The thing is, it doesn’t even have to be Verisign. There are a scandalous number of root CAs. The list of certificates Microsoft will trust is here, Firefox’s list is here, and this might be Apple’s list. (Google’s Chrome uses the same certificates as the operating system it’s running on — Microsoft or Apple — or Firefox’s list when running on Linux.) Any authority can sign a server certificate for any domain, so if the NSA can get cooperation from any one of them, they can impersonate any server they want.

Seriously, take a look at one of those lists of CAs (the Firefox list is most readable) and ask yourself how much you trust those organizations — GoDaddy, America Online, Verizon, Equifax — not to mention all the ones you’ve never heard of (Turktrust? Camerfirma? Elektronik Bilgi Guvenligi A.S.?)

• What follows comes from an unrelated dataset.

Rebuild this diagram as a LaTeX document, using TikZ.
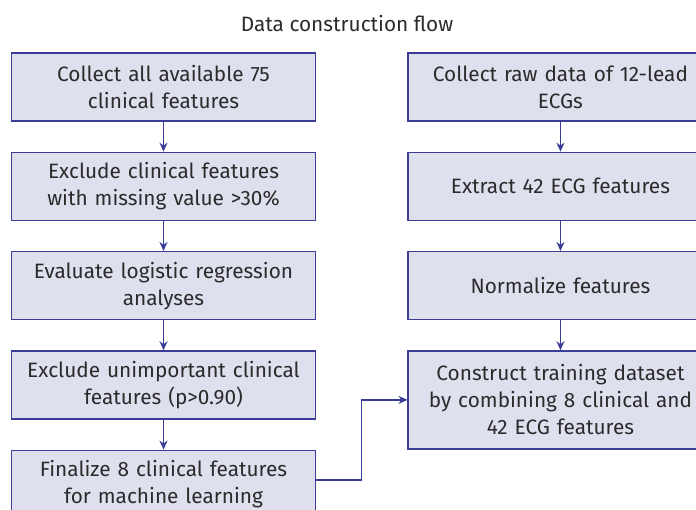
\documentclass[tikz,border=0pt]{standalone}
\usepackage{fontspec}
\setmainfont{Fira Sans}
\usetikzlibrary{positioning, arrows.meta}

\definecolor{boxfill}{HTML}{DFE0EE}
\definecolor{boxline}{HTML}{3A3C98}
\definecolor{txt}{HTML}{2B2B2B}

\tikzset{
  stepbox/.style={draw=boxline, fill=boxfill, line width=1.3pt, text=txt,
    minimum width=303pt, minimum height=68pt, text width=298pt, align=center,
    font=\fontsize{20.8}{27}\selectfont},
  flow/.style={draw=boxline, line width=1.3pt, -{Stealth[length=9pt, width=8pt]}},
}

\begin{document}
\begin{tikzpicture}[x=1pt, y=1pt, node distance=30pt]
  \useasboundingbox (0,0) rectangle (696,-509);
  \clip (0,0) rectangle (696,-509);

  \node[text=txt, font=\fontsize{20.8}{24}\selectfont, anchor=base] (title) at (347,-31) {Data construction flow};

  % clinical features column
  \node[stepbox] (clin1) at (163.5,-87) {Collect all available 75\\clinical features};
  \node[stepbox, below=of clin1] (clin2) {Exclude clinical features\\with missing value >30\%};
  \node[stepbox, below=of clin2] (clin3) {Evaluate logistic regression\\analyses};
  \node[stepbox, below=of clin3] (clin4) {Exclude unimportant clinical\\features (p>0.90)};
  \node[stepbox, below=of clin4] (clin5) {Finalize 8 clinical features\\for machine learning};

  % ECG column
  \node[stepbox, right=91pt of clin1] (ecg1) {Collect raw data of 12-lead\\ECGs};
  \node[stepbox, below=of ecg1] (ecg2) {Extract 42 ECG features};
  \node[stepbox, below=of ecg2] (ecg3) {Normalize features};
  \node[stepbox, below=of ecg3, minimum height=98pt] (train) {Construct training dataset\\by combining 8 clinical and\\42 ECG features};

  \draw[flow] (clin1) -- (clin2);
  \draw[flow] (clin2) -- (clin3);
  \draw[flow] (clin3) -- (clin4);
  \draw[flow] (clin4) -- (clin5);
  \draw[flow] (ecg1) -- (ecg2);
  \draw[flow] (ecg2) -- (ecg3);
  \draw[flow] (ecg3) -- (train);
  \draw[flow] (clin5.east |- 0,-480) -- ++(45,0) |- (train.west);
\end{tikzpicture}
\end{document}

The NSA is not the only threat, either. Several CAs are operated by foreign governments, including Spain, Turkey, Japan, Hong Kong, Taiwan, and China. Also, both Comodo and DigiNotar have been compromised by hackers. Google’s description of the DigiNotar incident is especially disturbing:

These actions by Diginotar raised serious questions about 1) their competence to run a Certificate Authority (of any kind, much less a Root CA), and 2) their interest in protecting the Internet as a whole, over their own interests.

All the major vendors revoked their trust of DigiNotar’s certificates and the company went out of business.

Frankly, in the process of writing this, I think I’ve answered my own question. Given what Snowden has revealed about the NSA’s proclivities, and with over 150 root CAs all over the world, run by both governments and private entities, I’m willing to bet that the NSA has at least one CA willing to do its bidding.

Maybe someday Edward Snowden will tell us.